Dissenting Opinion: Judge Pauline Newman dissented because she found that the majority’s rulings were contrary to the AIA. Judge Newman stated that one of the purposes of the AIA was for the PTAB to serve as a surrogate for district court litigation of patent validity. Judge Newman found that the panel majority’s decision precludes the PTAB from achieving “adjudication of patent validity comparable to that of the district courts, where validity is determined on the legally correct claim construction” and, thus, diminishing the role of the USPTO as “a reliable arbiter of patent viability.” Id. The panel’s decision goes against the AIA’s intention of invigorating and incentivizing the role of patents, by providing a faster, cheaper, and reliable determination of the validity of issued patents.
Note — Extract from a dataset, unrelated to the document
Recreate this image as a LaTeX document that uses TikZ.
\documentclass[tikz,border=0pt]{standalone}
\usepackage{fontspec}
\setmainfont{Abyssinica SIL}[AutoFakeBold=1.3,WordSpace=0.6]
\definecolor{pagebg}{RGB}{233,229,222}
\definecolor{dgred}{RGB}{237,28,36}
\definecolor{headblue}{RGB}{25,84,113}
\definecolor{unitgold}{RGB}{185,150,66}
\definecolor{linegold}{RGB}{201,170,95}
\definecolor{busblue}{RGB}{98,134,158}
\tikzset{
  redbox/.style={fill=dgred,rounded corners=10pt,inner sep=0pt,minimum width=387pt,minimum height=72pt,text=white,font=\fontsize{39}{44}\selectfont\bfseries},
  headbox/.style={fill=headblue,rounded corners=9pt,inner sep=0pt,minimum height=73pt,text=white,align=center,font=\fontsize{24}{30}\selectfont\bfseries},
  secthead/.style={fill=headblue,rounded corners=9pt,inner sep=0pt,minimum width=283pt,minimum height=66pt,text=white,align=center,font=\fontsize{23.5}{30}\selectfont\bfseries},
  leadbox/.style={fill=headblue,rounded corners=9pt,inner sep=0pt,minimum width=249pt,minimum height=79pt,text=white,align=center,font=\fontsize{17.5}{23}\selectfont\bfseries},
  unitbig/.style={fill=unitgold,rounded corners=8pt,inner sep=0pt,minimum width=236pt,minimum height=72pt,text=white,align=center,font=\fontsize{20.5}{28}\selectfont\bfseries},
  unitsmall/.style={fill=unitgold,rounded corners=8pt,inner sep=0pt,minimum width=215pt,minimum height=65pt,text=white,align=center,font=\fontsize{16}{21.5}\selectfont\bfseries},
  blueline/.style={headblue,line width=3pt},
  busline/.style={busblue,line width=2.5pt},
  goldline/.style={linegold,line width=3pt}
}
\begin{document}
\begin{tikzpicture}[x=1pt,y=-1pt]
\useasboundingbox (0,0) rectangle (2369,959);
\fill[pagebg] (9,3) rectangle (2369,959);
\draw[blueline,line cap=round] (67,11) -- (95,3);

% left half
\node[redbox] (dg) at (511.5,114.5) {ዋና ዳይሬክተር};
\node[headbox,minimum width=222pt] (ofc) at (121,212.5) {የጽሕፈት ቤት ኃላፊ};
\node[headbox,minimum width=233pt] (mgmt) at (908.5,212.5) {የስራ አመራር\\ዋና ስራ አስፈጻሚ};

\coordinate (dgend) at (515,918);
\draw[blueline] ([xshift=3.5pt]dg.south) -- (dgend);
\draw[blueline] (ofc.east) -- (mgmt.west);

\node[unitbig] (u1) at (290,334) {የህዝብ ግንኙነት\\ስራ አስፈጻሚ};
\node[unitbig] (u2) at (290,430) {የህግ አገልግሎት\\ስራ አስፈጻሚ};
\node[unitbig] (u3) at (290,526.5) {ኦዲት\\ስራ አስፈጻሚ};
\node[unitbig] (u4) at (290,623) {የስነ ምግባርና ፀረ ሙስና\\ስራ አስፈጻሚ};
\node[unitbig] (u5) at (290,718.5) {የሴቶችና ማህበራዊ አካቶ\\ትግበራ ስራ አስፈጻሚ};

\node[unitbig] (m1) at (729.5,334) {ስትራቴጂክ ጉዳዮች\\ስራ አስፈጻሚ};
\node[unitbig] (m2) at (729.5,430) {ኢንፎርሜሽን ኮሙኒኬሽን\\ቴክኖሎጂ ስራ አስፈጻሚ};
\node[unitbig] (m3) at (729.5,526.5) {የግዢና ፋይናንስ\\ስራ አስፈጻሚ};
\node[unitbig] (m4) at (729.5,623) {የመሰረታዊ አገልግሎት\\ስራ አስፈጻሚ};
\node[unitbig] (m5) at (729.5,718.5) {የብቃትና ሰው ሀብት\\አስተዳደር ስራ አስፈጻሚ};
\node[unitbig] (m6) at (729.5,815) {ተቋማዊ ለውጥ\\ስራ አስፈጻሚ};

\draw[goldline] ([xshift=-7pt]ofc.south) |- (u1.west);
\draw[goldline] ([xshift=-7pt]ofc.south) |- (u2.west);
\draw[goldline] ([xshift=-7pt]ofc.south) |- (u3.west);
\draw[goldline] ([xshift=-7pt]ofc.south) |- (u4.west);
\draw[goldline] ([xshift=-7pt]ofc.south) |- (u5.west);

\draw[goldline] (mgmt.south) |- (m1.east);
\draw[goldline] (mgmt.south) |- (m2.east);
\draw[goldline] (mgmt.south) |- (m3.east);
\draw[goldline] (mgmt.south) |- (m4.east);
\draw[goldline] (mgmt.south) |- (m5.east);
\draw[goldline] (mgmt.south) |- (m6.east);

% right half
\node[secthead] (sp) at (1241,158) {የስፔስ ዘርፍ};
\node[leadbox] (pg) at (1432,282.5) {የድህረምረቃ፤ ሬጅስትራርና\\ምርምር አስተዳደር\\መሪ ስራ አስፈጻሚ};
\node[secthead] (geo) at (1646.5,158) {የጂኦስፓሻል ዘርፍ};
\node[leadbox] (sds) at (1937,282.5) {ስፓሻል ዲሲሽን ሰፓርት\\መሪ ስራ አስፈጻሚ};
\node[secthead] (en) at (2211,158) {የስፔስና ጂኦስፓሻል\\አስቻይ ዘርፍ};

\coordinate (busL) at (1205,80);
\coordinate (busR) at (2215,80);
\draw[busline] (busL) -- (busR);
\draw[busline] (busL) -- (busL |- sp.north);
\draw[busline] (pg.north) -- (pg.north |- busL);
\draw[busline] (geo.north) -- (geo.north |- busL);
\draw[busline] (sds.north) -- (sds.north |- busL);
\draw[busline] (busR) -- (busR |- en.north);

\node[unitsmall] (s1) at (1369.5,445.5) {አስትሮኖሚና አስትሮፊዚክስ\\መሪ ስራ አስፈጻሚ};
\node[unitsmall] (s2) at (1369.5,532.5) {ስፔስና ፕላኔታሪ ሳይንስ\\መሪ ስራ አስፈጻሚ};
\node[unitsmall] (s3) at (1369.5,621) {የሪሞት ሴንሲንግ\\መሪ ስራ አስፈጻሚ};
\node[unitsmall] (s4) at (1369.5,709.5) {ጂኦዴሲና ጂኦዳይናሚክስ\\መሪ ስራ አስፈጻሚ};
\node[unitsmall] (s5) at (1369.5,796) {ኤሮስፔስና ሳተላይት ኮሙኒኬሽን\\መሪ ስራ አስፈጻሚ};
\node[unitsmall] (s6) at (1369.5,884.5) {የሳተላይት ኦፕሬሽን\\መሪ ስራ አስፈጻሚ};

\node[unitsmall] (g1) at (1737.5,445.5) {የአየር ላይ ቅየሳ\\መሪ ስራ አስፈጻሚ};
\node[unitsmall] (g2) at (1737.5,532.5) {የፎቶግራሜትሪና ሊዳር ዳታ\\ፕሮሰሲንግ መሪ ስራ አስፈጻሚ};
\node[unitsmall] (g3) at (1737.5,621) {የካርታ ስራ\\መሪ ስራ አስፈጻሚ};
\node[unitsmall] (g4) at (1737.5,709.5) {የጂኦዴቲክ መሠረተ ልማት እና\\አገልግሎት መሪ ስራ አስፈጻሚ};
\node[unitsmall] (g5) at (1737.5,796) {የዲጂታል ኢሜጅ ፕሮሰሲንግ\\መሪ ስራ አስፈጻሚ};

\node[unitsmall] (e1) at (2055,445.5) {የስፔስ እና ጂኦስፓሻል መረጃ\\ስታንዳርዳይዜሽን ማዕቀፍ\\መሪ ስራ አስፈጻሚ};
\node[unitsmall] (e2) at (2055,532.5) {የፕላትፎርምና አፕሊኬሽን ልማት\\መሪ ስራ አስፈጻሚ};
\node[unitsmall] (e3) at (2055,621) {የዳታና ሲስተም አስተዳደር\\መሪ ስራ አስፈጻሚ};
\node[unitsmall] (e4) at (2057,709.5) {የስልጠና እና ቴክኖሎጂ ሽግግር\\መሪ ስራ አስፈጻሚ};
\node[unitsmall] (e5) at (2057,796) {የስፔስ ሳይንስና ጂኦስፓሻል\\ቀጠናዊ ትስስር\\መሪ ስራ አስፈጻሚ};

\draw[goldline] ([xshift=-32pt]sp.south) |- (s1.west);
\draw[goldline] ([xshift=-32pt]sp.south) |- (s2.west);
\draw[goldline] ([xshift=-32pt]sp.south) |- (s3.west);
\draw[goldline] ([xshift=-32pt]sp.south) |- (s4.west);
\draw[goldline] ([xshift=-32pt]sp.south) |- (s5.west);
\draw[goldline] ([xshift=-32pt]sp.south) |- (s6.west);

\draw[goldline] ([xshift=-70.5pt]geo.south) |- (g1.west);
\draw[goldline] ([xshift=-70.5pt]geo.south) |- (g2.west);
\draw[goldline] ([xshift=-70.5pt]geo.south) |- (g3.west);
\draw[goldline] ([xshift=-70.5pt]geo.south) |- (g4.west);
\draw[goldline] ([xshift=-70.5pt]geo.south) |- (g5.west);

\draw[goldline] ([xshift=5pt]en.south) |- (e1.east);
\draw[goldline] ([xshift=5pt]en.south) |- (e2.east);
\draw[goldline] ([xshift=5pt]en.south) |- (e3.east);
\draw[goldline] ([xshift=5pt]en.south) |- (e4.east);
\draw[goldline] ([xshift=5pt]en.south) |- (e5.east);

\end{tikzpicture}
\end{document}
The dissent goes even further by finding that Congress, when it passed the AIA, intended the USPTO and the PTAB determine validity of claims under the legally correct, or proper meaning, claim construction standard. Here, the dissent argues that the USPTO changed the applicable statutes and determined its own test for how claims of issued patents are to be construed by using the broadest meaning claim construction standard. By deferring to the USPTO’s interpretation of its statutory authority, the majority allowed the USPTO to depart from the purpose of the AIA to create a surrogate for district court litigation, and allowed it to create regulations that do not serve the statute’s language and purpose.

Additionally, the dissent argued that review of the USPTO’s decision to institute IPR is not barred when material aspects that were decided in connection with the petition are in question. Judicial review of a final agency action cannot be barred unless there is a persuasive reason to believe that that was the purpose of Congress when it passed the applicable statute. Here, 35 U.S.C. § 314 does not preclude judicial review of whether the statute was applied in accordance with its legislated scope.

Subsequent History: After the panel’s decision, Cuozzo filed a petition for a Rehearing En Banc in the Federal Circuit. The Federal Circuit denied the petition. Of the eleven members of the Federal Circuit, five joined in dissenting from the Court’s denial of the petition. The dissenting judges argued in favor of eliminating the broadest reasonable interpretation standard in IPR proceedings because these proceedings are substitutes for district court litigation, thus the claim construction standard should apply and the right to amend in IPR proceedings is limited. The concurring judges found no reason for overturning the “longstanding practice” of applying the broadest reasonable interpretation standard in USPTO proceedings, and found nothing in the AIA to indicate congressional intent to change the standard.